Code that draws figures
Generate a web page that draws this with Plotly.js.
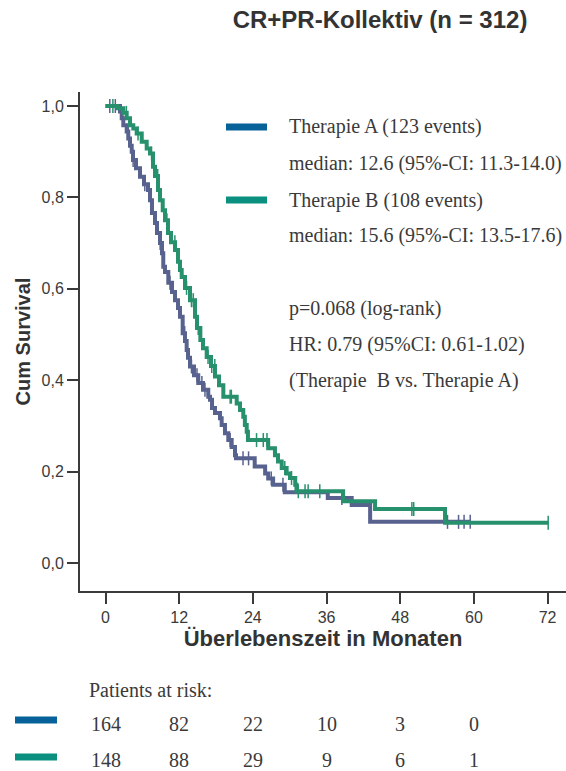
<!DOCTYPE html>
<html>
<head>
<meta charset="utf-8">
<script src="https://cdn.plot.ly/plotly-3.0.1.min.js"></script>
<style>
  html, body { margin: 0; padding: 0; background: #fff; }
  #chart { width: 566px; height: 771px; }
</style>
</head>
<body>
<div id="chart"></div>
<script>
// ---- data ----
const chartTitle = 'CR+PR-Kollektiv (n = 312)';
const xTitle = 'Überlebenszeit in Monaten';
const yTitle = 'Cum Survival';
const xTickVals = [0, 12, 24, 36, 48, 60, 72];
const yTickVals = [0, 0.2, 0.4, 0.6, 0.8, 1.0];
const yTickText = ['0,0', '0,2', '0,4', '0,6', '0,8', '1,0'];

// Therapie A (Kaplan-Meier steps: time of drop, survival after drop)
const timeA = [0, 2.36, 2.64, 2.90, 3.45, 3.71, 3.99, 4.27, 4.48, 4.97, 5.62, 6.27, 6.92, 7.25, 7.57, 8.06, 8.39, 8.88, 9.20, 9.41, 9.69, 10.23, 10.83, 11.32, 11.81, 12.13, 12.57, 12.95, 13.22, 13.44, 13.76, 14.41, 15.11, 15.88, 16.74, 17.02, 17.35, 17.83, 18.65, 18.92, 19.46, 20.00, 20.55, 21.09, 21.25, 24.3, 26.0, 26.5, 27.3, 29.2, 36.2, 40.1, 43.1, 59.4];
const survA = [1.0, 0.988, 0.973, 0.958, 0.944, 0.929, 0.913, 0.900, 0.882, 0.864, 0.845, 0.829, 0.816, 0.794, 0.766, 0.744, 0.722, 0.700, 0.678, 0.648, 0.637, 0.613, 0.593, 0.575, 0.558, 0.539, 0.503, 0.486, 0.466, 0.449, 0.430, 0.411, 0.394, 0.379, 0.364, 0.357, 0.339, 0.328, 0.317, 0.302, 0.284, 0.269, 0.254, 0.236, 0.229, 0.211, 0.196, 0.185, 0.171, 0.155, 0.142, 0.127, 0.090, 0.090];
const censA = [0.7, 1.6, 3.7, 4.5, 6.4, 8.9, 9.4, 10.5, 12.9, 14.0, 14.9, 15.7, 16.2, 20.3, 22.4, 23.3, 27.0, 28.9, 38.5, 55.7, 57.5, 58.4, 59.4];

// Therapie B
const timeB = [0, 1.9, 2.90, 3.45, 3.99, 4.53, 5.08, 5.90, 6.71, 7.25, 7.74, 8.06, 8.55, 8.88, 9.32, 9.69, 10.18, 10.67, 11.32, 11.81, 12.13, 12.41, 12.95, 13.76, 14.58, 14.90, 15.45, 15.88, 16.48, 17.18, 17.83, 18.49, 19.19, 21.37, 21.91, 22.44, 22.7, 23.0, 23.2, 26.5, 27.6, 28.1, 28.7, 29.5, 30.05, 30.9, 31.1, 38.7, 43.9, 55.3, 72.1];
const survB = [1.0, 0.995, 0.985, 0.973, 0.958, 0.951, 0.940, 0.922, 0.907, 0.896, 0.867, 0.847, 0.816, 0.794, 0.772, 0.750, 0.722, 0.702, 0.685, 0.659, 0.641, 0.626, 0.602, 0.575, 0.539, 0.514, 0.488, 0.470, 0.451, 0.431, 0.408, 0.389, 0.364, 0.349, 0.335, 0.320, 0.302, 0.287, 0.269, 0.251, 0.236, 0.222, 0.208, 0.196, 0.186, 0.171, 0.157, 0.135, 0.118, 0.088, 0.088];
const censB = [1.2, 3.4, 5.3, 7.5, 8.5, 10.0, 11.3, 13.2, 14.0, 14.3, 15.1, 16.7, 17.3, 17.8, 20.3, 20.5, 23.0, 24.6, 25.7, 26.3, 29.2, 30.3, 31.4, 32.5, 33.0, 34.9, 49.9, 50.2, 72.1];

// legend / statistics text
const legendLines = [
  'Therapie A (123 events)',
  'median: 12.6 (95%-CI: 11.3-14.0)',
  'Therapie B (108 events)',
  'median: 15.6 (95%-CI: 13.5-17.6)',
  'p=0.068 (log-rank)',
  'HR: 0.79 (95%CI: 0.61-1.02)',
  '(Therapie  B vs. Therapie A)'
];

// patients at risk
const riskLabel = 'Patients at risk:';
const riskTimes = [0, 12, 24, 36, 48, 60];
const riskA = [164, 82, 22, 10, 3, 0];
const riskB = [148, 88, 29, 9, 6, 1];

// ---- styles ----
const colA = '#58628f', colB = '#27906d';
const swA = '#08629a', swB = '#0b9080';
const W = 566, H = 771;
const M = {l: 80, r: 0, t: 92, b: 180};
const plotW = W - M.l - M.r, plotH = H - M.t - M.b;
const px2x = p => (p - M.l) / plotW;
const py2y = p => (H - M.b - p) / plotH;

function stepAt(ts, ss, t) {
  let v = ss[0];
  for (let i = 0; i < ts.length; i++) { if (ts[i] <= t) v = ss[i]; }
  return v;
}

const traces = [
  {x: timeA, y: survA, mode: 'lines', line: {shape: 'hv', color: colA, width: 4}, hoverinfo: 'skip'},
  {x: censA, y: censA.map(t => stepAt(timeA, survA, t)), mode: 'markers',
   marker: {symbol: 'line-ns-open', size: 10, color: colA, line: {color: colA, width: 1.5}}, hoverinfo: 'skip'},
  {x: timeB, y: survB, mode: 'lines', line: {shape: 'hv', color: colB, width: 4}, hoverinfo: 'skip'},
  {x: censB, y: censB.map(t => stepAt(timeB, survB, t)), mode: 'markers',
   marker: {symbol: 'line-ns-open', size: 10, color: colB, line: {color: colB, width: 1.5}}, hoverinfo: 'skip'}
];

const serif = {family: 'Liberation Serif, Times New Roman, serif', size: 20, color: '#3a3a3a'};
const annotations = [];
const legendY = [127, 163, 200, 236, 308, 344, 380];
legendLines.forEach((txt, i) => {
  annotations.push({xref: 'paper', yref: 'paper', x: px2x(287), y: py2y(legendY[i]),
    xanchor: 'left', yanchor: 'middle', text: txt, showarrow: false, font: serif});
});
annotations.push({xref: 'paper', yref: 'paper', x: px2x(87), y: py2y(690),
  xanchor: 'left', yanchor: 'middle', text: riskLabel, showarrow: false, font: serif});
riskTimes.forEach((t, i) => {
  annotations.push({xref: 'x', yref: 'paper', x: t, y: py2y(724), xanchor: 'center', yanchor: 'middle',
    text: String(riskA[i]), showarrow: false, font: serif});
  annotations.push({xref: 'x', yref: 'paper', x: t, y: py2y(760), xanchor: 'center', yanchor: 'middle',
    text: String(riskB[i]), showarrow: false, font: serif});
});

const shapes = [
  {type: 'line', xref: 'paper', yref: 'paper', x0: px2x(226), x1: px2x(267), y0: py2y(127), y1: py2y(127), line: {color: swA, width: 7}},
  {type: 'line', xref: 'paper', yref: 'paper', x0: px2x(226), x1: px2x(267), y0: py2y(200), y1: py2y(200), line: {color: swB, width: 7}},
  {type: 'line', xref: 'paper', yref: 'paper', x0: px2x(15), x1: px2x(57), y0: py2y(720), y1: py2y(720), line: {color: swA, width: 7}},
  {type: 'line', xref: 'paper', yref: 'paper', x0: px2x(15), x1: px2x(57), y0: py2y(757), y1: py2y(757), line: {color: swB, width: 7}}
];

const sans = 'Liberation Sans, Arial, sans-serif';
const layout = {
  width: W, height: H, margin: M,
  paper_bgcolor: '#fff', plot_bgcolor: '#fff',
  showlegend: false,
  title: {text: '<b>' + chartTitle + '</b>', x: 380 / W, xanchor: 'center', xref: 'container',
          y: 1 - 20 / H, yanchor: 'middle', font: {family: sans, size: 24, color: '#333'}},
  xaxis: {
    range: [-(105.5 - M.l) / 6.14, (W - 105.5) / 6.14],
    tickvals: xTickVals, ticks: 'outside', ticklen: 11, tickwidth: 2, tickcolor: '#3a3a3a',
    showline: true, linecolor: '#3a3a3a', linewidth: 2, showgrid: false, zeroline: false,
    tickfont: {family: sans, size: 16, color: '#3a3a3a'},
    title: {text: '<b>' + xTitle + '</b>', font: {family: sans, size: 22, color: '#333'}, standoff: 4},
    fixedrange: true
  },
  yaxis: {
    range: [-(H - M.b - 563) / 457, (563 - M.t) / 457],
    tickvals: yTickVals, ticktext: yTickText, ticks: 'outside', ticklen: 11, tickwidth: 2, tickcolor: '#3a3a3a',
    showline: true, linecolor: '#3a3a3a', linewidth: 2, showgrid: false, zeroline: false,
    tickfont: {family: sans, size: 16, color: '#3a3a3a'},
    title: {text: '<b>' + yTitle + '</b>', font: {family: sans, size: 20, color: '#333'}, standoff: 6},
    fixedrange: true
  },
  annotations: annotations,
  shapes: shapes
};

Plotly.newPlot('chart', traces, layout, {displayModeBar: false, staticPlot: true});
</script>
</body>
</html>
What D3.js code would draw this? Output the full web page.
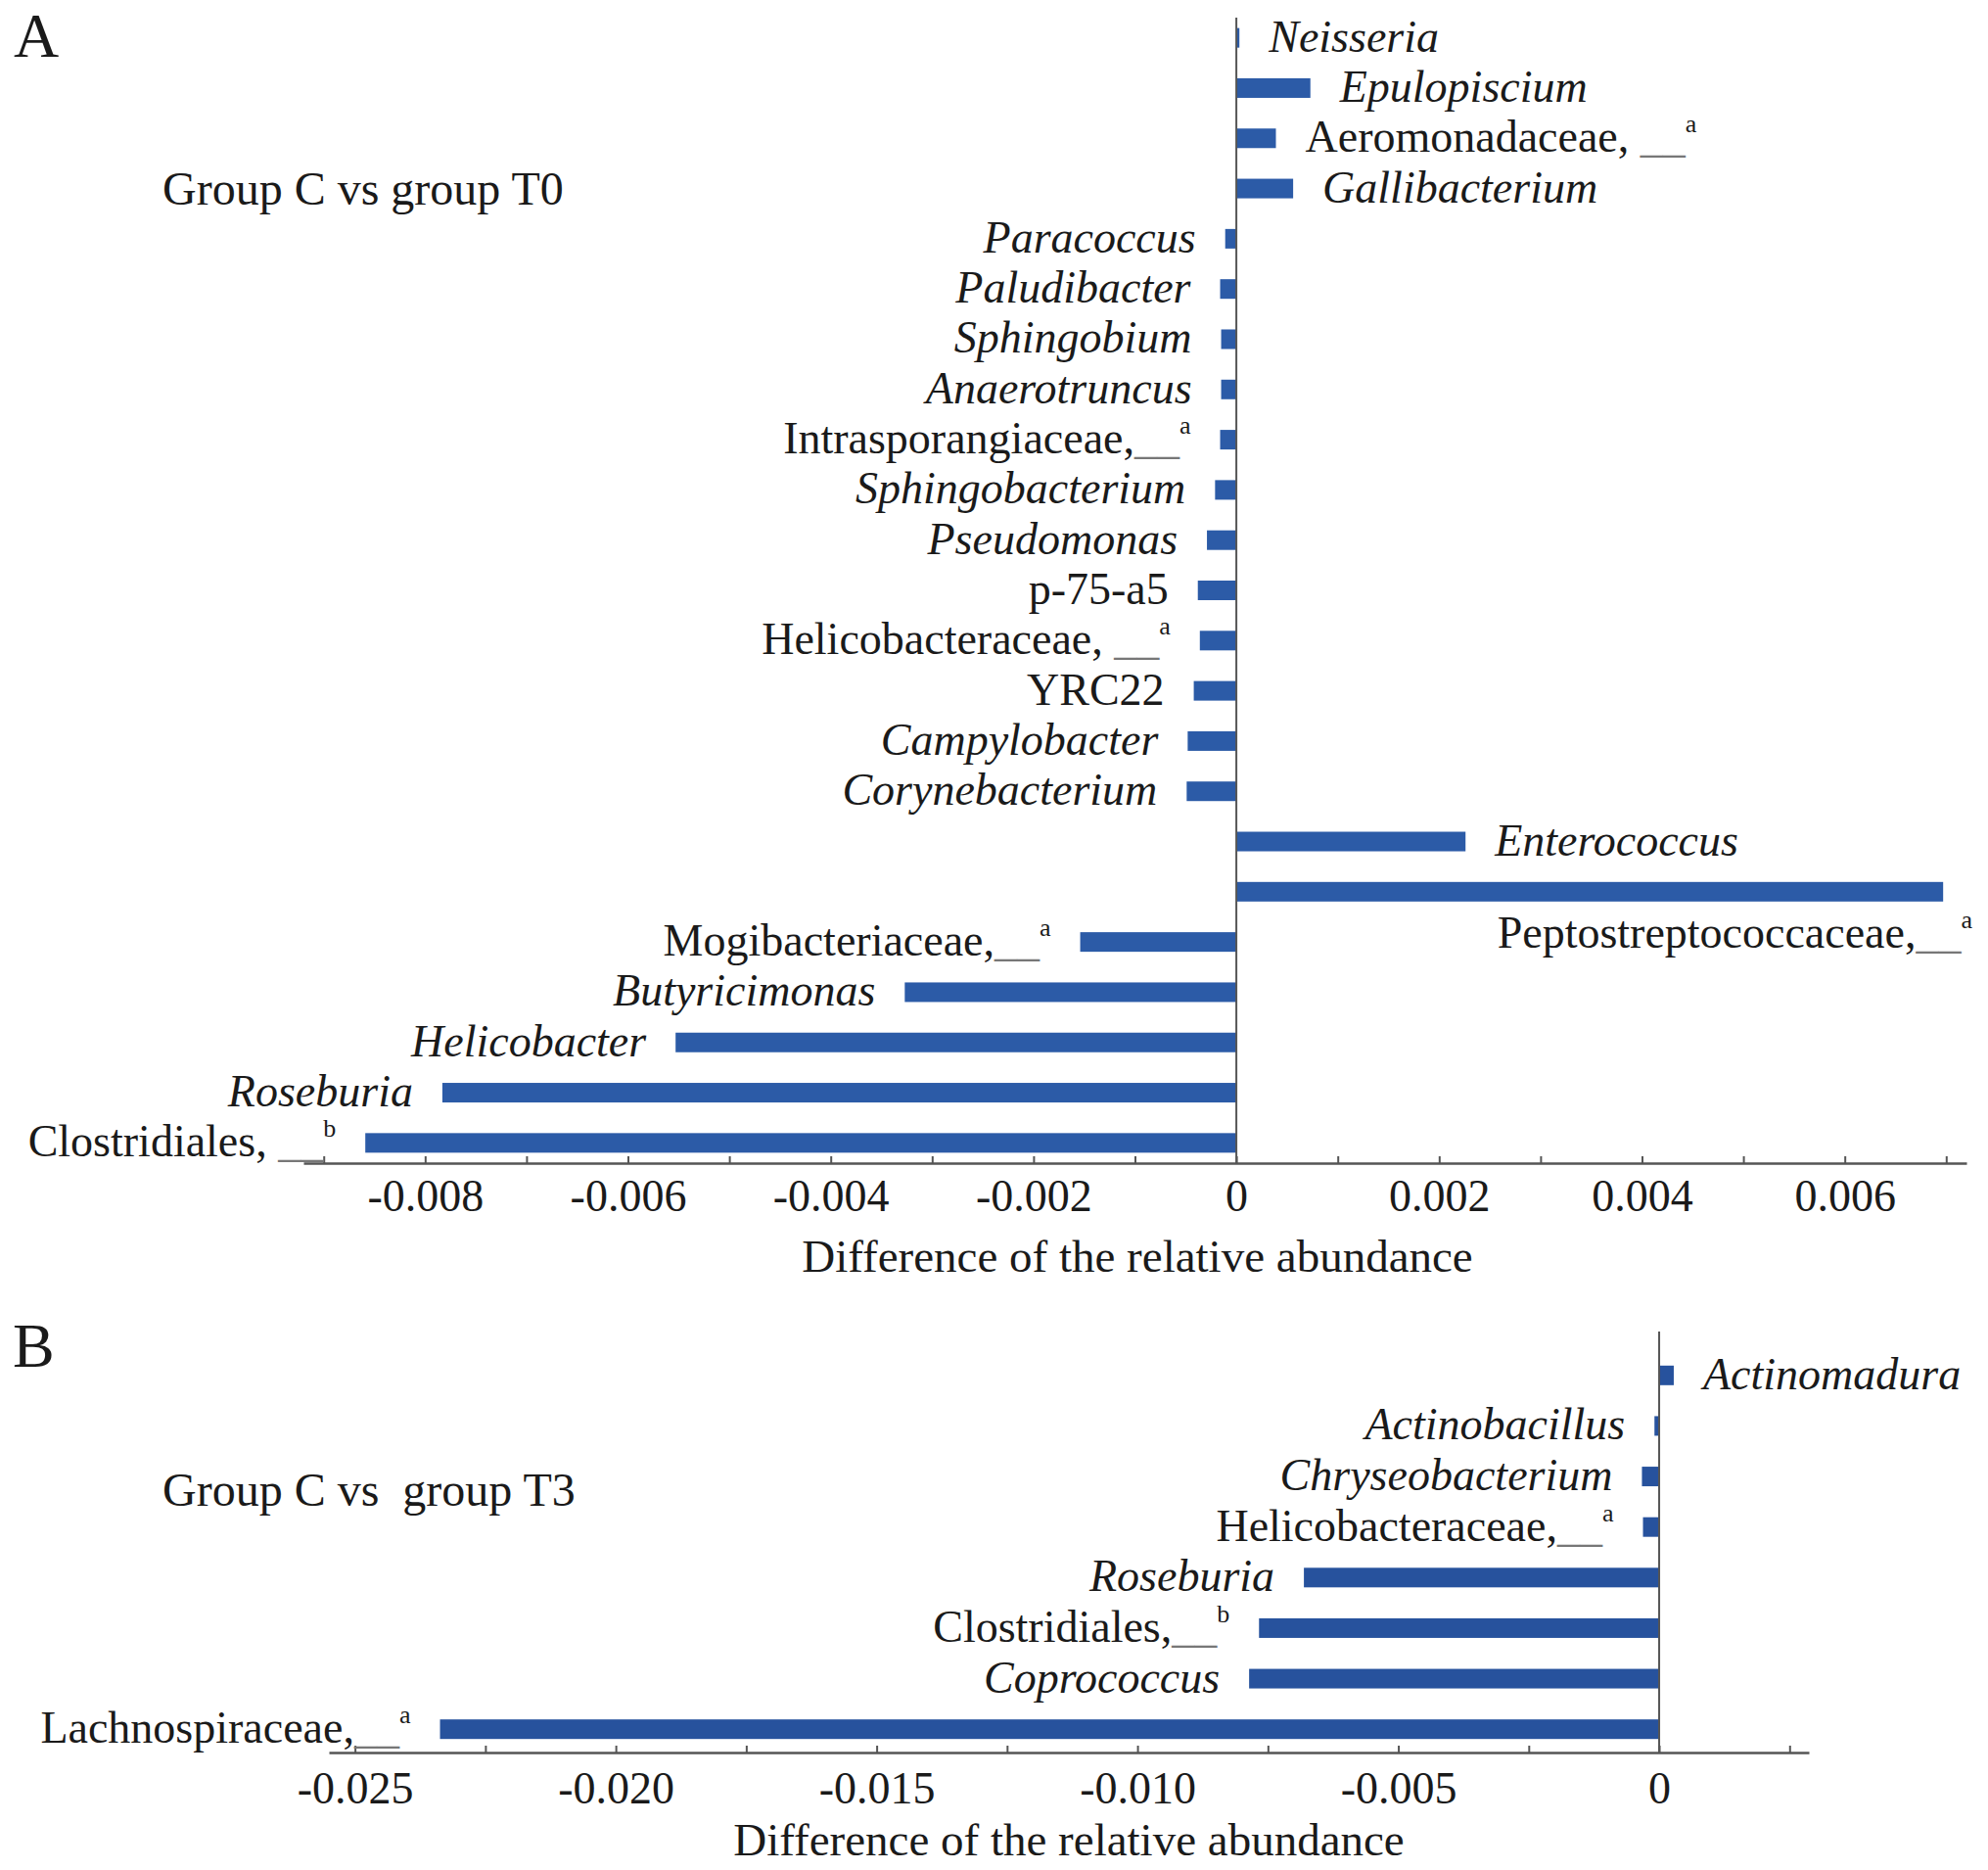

**What is needed**
Copy all lines of the listing above that contain the string "this".

**Response**
Generate a web page that draws this with Plotly.js.
What D3.js code would draw this? Output the full web page.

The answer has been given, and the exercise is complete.